TAIPEI (Taiwan News) — The Senate's newly passed China competition bill presses for an investigation into the possibility that COVID-19 originated from a lab in Wuhan and the extent to which the U.S. government had funded dangerous gain of function (GoF) research at the facility.
On Tuesday, the Senate passed The Innovation and Competition Act of 2021 with a commanding majority of 68 to 32. Primarily designed to strengthen U.S. competitiveness with China in technology and research, it also includes a section calling for a report on the origins of the coronavirus pandemic.
Under a section titled "Report on the Origins of the COVID-19 Pandemic," the authors of the bill agreed with 13 other governments that the World Health Organization (WHO) team hand-picked by China to study the origins of the pandemic was "significantly delayed and lacked access to complete, original data and samples." They pointed out that following the team's conclusion in March that a lab accident was "extremely unlikely," WHO Director-General Dr. Tedros Adhanom Ghebreyesus said that the scientists had encountered "difficulties" in obtaining essential raw data and stressed that "all hypotheses remain on the table."
The bill emphasized that independent experts must have unfettered access to "all pertinent human, animal, and environmental data, live virus samples, research, and personnel involved in the early stages of the outbreak" to get to the bottom of how the pandemic started.
The senators then demanded that, no later than 180 days after the enactment of the act, the director of national intelligence coordinate with the secretary of state, secretary of health and human services, and secretary of energy on presenting the report to Congress on everything from the likely origin of the pandemic to any U.S. involvement in coronavirus research in China. In the first bullet point on the investigation into the origin, the senators required that the report provide a detailed analysis of information the U.S. has on the possibility that the virus started via zoonotic transmission, the Wuhan Institute of Virology (WIV), or any other source.
The report is also to include leading credible theories, steps taken to identify the source, description of relevant data the U.S. has requested, obligations Beijing has to report on such outbreaks, and efforts by China to impede an investigation, "including into a possible lab leak." The sixth item required in the report is an account of any intelligence the U.S. has on the WIV, its research on coronaviruses, particularly GoF programs, and any reported illnesses among lab staff that resembled COVID-19.
The last item called for a detailed breakdown on U.S. involvement with coronavirus research at the WIV, including U.S. government-backed research and funding as well as unofficial and backchannel diplomacy. It also requested a look at any U.S. funding of GoF research in China while it was under a moratorium from 2014 to 2017 and after it was lifted in 2017.

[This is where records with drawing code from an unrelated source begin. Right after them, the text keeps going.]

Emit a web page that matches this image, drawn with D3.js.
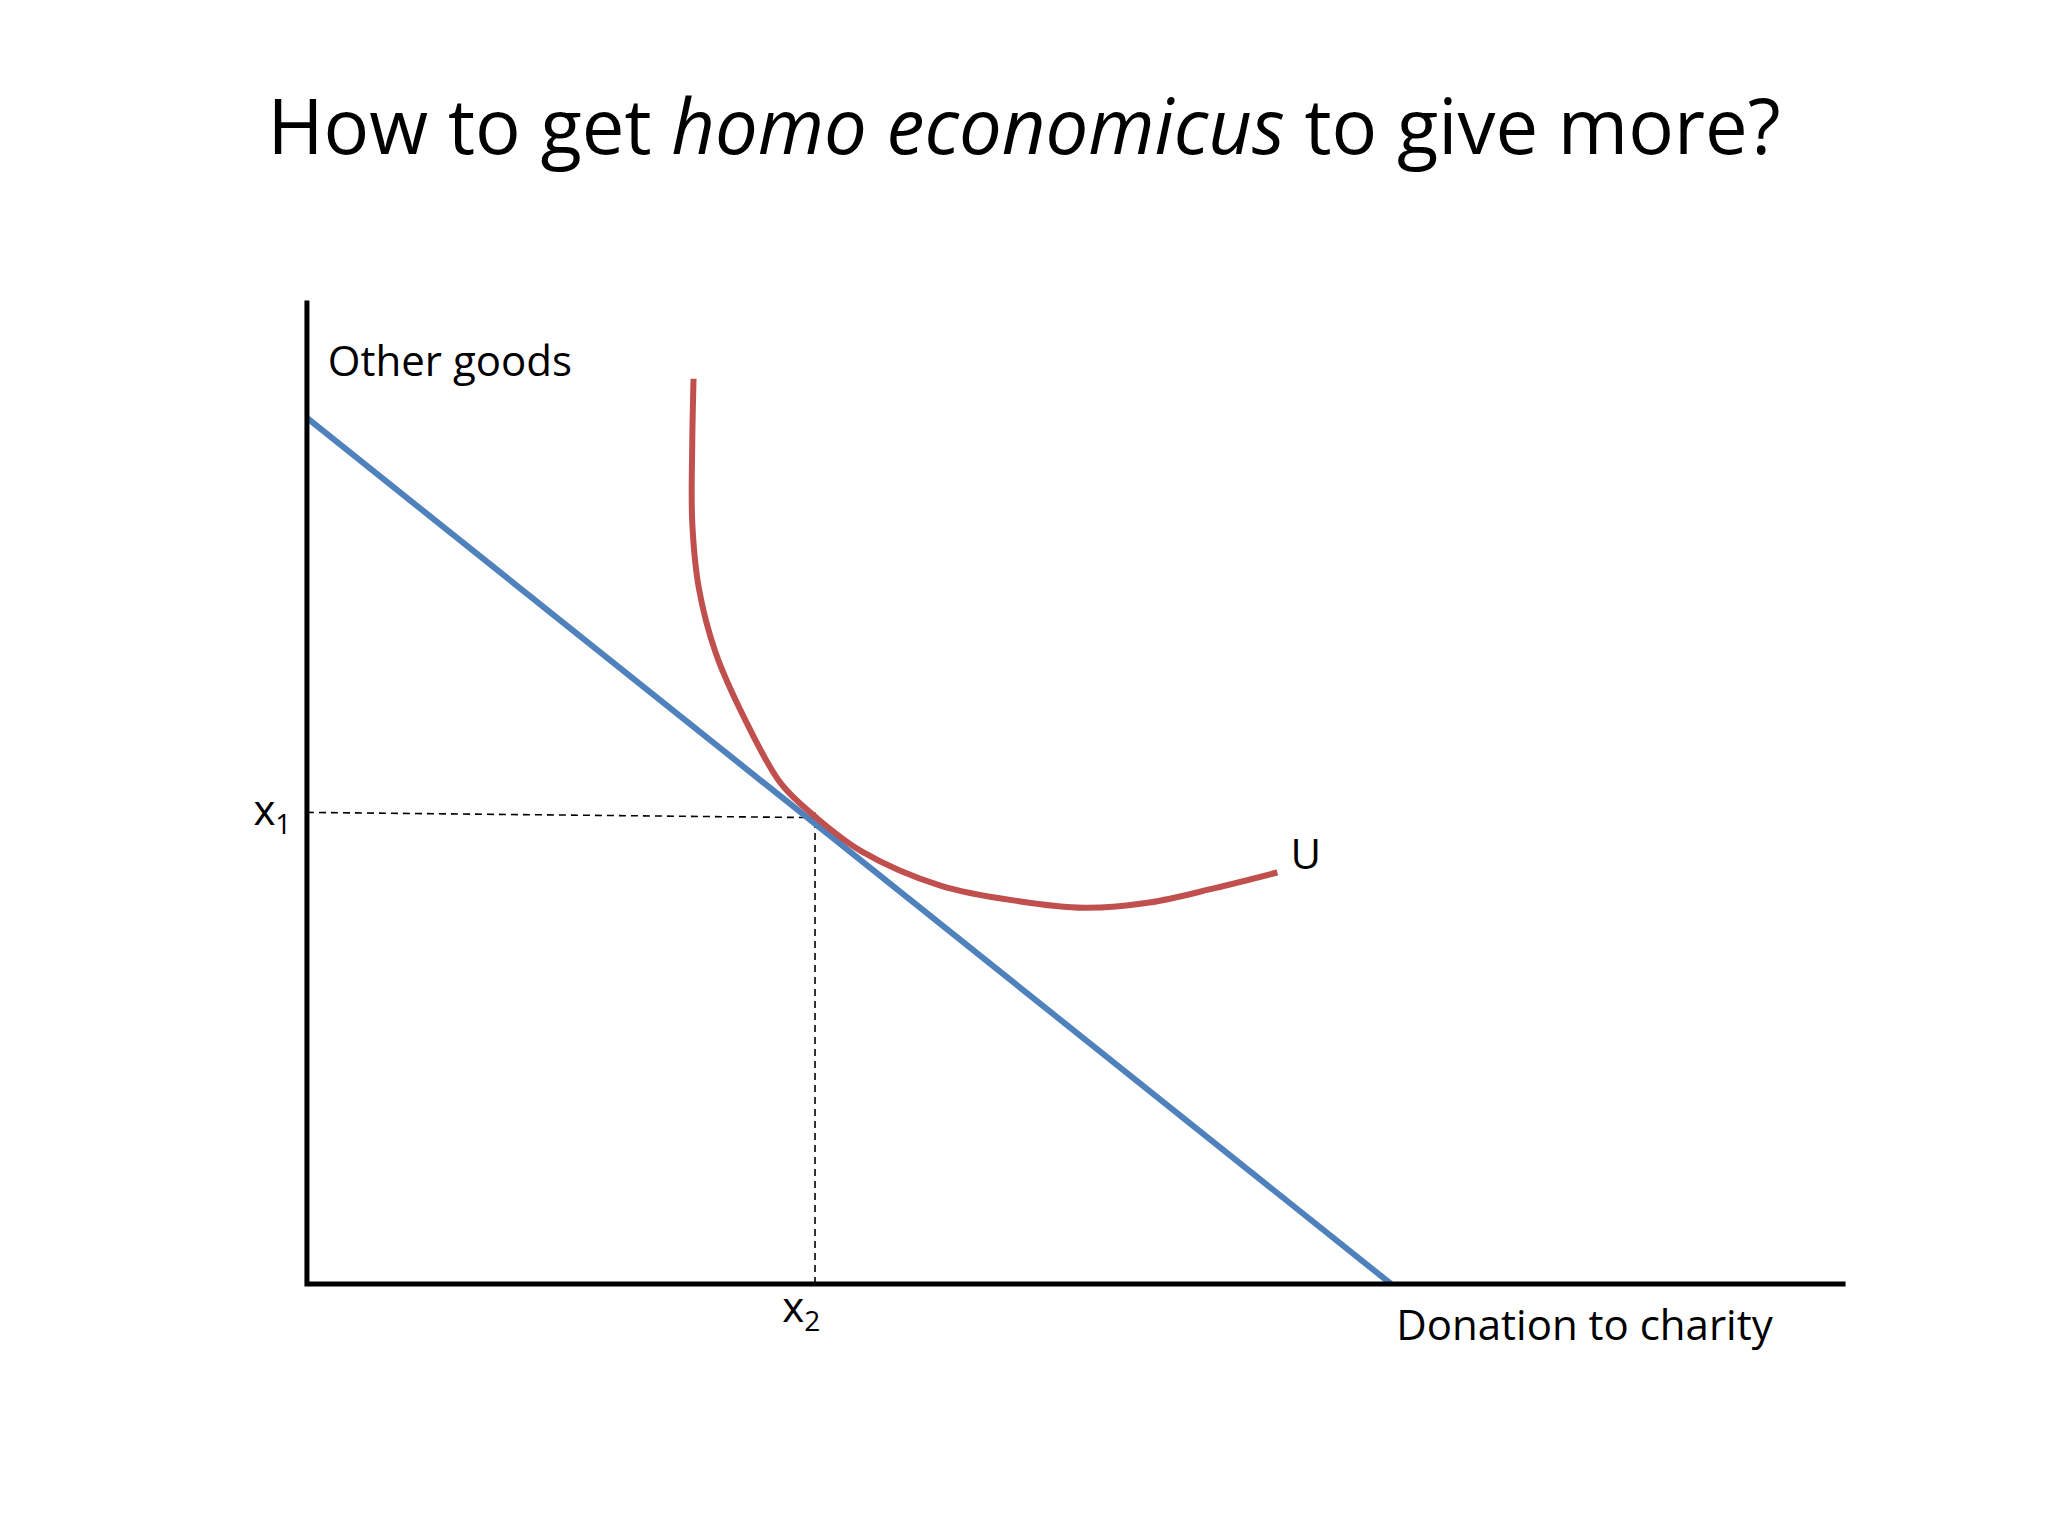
<!DOCTYPE html><html><head><meta charset="utf-8"><script src="https://cdn.jsdelivr.net/npm/d3@7"></script>
<style>body{margin:0;background:#fff}</style></head><body><svg id="c" width="2048" height="1536"></svg><script>
const budgetLine=[[0,663],[830,0]];
const utilityCurve=[[296,693],[295,643],[295,583],[300,533],[313,483],[335,433],[363,383],[390,357],[425,331],[485,305],[545,293],[595,288],[645,292],[695,303],[743,315]];
const tangent={x:389,y:361};
const k=2048/1568;
const svg=d3.select("#c");
const x=d3.scaleLinear().domain([0,1178]).range([235*k,1413*k]);
const y=d3.scaleLinear().domain([0,753]).range([983*k,230*k]);
const F="Open Sans, sans-serif";
const t=svg.append("text").attr("x",784*k).attr("y",118*k).attr("text-anchor","middle").attr("font-family",F).attr("font-size",76).attr("fill","#000");
t.append("tspan").text("How to get ");t.append("tspan").attr("font-style","italic").text("homo economicus");t.append("tspan").text(" to give more?");
const line=d3.line().x(d=>x(d[0])).y(d=>y(d[1]));
svg.append("path").attr("d",line([[tangent.x,0],[tangent.x,tangent.y]])).attr("stroke","#000").attr("stroke-width",1.6).attr("stroke-dasharray","7,5").attr("fill","none");
svg.append("path").attr("d",line([[0,tangent.y],[tangent.x,tangent.y-4]])).attr("stroke","#000").attr("stroke-width",1.6).attr("stroke-dasharray","7,5").attr("fill","none");
svg.append("path").attr("d",line(budgetLine)).attr("stroke","#4f81bd").attr("stroke-width",6).attr("fill","none");
svg.append("path").attr("d",d3.line().curve(d3.curveCatmullRom).x(d=>x(d[0])).y(d=>y(d[1]))(utilityCurve)).attr("stroke","#c0504d").attr("stroke-width",6).attr("fill","none");
svg.append("path").attr("d",line([[0,753],[0,0],[1178,0]])).attr("stroke","#000").attr("stroke-width",5).attr("fill","none");
function lab(s,sx,sy,sub){const e=svg.append("text").attr("x",sx*k).attr("y",sy*k).attr("font-family",F).attr("font-size",42).text(s);if(sub)e.append("tspan").attr("font-size",28).attr("dy",9).text(sub);}
lab("Other goods",251,288);lab("x",194,632,"1");lab("x",599,1012,"2");lab("U",988,665);lab("Donation to charity",1069,1026);
</script></body></html>
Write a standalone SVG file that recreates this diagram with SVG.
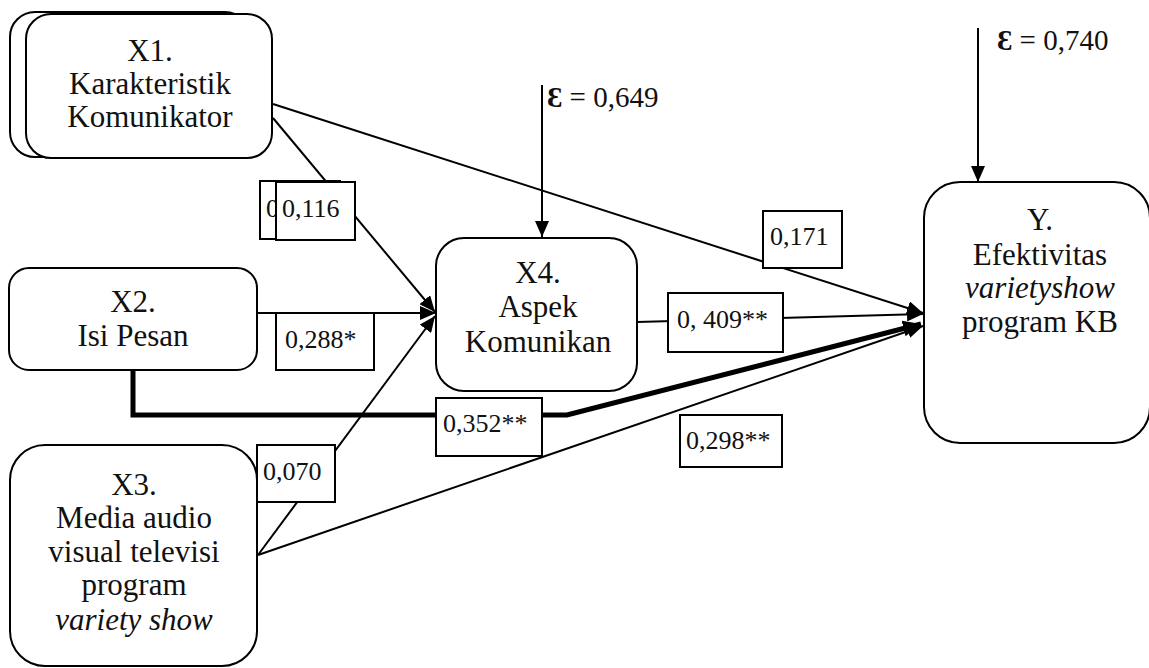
<svg xmlns="http://www.w3.org/2000/svg" width="1149" height="668" viewBox="0 0 1149 668">
<style>
.node{fill:#fff;stroke:#000;stroke-width:2}
.nt{font-family:"Liberation Serif","DejaVu Serif",serif;font-size:31px;fill:#111;text-anchor:middle}
.it{font-style:italic}
.ln{fill:none;stroke:#000;stroke-width:2}
.thick{fill:none;stroke:#000;stroke-width:5}
.lb{fill:#fff;stroke:#000;stroke-width:2}
.lt{font-family:"Liberation Serif","Times New Roman",serif;font-size:26px;fill:#111}
.eps{font-family:"Liberation Serif","DejaVu Serif",serif;font-size:29px;fill:#111}
</style>
<defs>
<marker id="ah" markerWidth="16" markerHeight="14" refX="16" refY="7" orient="auto" markerUnits="userSpaceOnUse"><path d="M0,0 L16,7 L0,14 z" fill="#000"/></marker>
<marker id="ahb" markerWidth="18" markerHeight="16" refX="18" refY="8" orient="auto" markerUnits="userSpaceOnUse"><path d="M0,0 L18,8 L0,16 z" fill="#000"/></marker>
<clipPath id="backclip"><rect x="259" y="180" width="17" height="60"/></clipPath>
</defs>
<rect width="1149" height="668" fill="#fff"/>
<g id="connectors">
<line class="ln" x1="273" y1="104" x2="923" y2="313" marker-end="url(#ah)"/>
<line class="ln" x1="273" y1="118" x2="435" y2="312" marker-end="url(#ah)"/>
<line class="ln" x1="257" y1="313" x2="436" y2="313" marker-end="url(#ah)"/>
<line class="ln" x1="258" y1="555" x2="435" y2="316" marker-end="url(#ah)"/>
<line class="ln" x1="637" y1="322" x2="923" y2="314" marker-end="url(#ah)"/>
<polyline class="thick" points="133,370 133,415 567,415 921,324" marker-end="url(#ahb)"/>
<line class="ln" x1="258" y1="555" x2="923" y2="326" marker-end="url(#ah)"/>
<line class="ln" x1="542" y1="85" x2="542" y2="237" marker-end="url(#ah)"/>
<line class="ln" x1="978" y1="28" x2="978" y2="182" marker-end="url(#ah)"/>
</g>
<g id="labels">
<rect class="lb" x="260" y="181" width="80" height="58"/>
<text class="lt" x="266" y="217" clip-path="url(#backclip)">0</text>
<rect class="lb" x="276" y="182" width="79" height="58"/>
<text class="lt" x="282" y="217">0,116</text>
<rect class="lb" x="276" y="313" width="98" height="57"/>
<text class="lt" x="285" y="348">0,288*</text>
<rect class="lb" x="257" y="445" width="78" height="57"/>
<text class="lt" x="263" y="480">0,070</text>
<rect class="lb" x="436" y="398" width="106" height="58"/>
<text class="lt" x="443" y="432">0,352**</text>
<rect class="lb" x="668" y="293" width="115" height="59"/>
<text class="lt" x="677" y="328">0, 409**</text>
<rect class="lb" x="763" y="211" width="79" height="57"/>
<text class="lt" x="770" y="245">0,171</text>
<rect class="lb" x="680" y="415" width="102" height="52"/>
<text class="lt" x="686" y="449">0,298**</text>
<text class="eps" x="547" y="107"><tspan font-weight="bold">Ɛ</tspan> = 0,649</text>
<text class="eps" x="997" y="50"><tspan font-weight="bold">Ɛ</tspan> = 0,740</text>
</g>
<g id="X1">
<rect class="node" x="10" y="12" width="240" height="145" rx="25"/>
<rect class="node" x="26" y="14" width="246" height="144" rx="25"/>
<text class="nt" x="150" y="61">X1.</text>
<text class="nt" x="150" y="94">Karakteristik</text>
<text class="nt" x="150" y="127">Komunikator</text>
</g>
<g id="X2">
<rect class="node" x="9" y="268" width="248" height="102" rx="20"/>
<text class="nt" x="133" y="312">X2.</text>
<text class="nt" x="133" y="346">Isi Pesan</text>
</g>
<g id="X3">
<rect class="node" x="10" y="445" width="247" height="221" rx="35"/>
<text class="nt" x="134" y="495">X3.</text>
<text class="nt" x="134" y="528">Media audio</text>
<text class="nt" x="134" y="562">visual televisi</text>
<text class="nt" x="134" y="595">program</text>
<text class="nt it" x="134" y="630">variety show</text>
</g>
<g id="X4">
<rect class="node" x="436" y="238" width="201" height="153" rx="28"/>
<text class="nt" x="538" y="283">X4.</text>
<text class="nt" x="538" y="317">Aspek</text>
<text class="nt" x="538" y="352">Komunikan</text>
</g>
<g id="Y">
<rect class="node" x="924" y="182" width="226" height="261" rx="36"/>
<text class="nt" x="1040" y="230">Y.</text>
<text class="nt" x="1040" y="265">Efektivitas</text>
<text class="nt it" x="1040" y="298">varietyshow</text>
<text class="nt" x="1040" y="332">program KB</text>
</g>
</svg>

The section on any U.S. funding of GoF during and after the moratorium is to be provided in unclassified form but can include a classified annex. This report is to be delivered to four committees in the Senate and three in the House.
The term GoF refers to the practice of artificially increasing the transmissibility of a virus, but there is debate among the scientific community as to what constitutes GoF and whether the risks outweigh the purported benefits. When confronted on potential funding of GoF research at the WIV by Senator Rand Paul (R-KY) in March, NIH director Dr. Anthony Fauci said that his organization "has not ever and does not now fund gain of function research in the Wuhan Institute of Virology."
When the Obama administration placed a ban on funding for GoF research, it defined it as that which “may be reasonably anticipated to confer attributes to influenza, MERS, or SARS viruses such that the virus would have enhanced pathogenicity and/or transmissibility in mammals via the respiratory route.” However, in December of 2017, the ban was effectively ended with the green light given to research into enhanced potential pandemic pathogens (PPPs) or pathogens “resulting from the enhancement of the transmissibility and/or virulence of a pathogen."
Dr. Roger Ebright, a professor of chemistry and chemical biology at Rutgers University and biosafety expert, on May 18 was cited by the Washington Post as saying that the work being done on bat virus chimeras at the WIV with NIH funding channeled through the EcoHealth Alliance “was — unequivocally — gain-of-function research.” A Factcheck.org article on the debate over whether the NIH actually funded GoF research at the Wuhan lab presents points from scientists on both sides of the argument without reaching a definitive conclusion.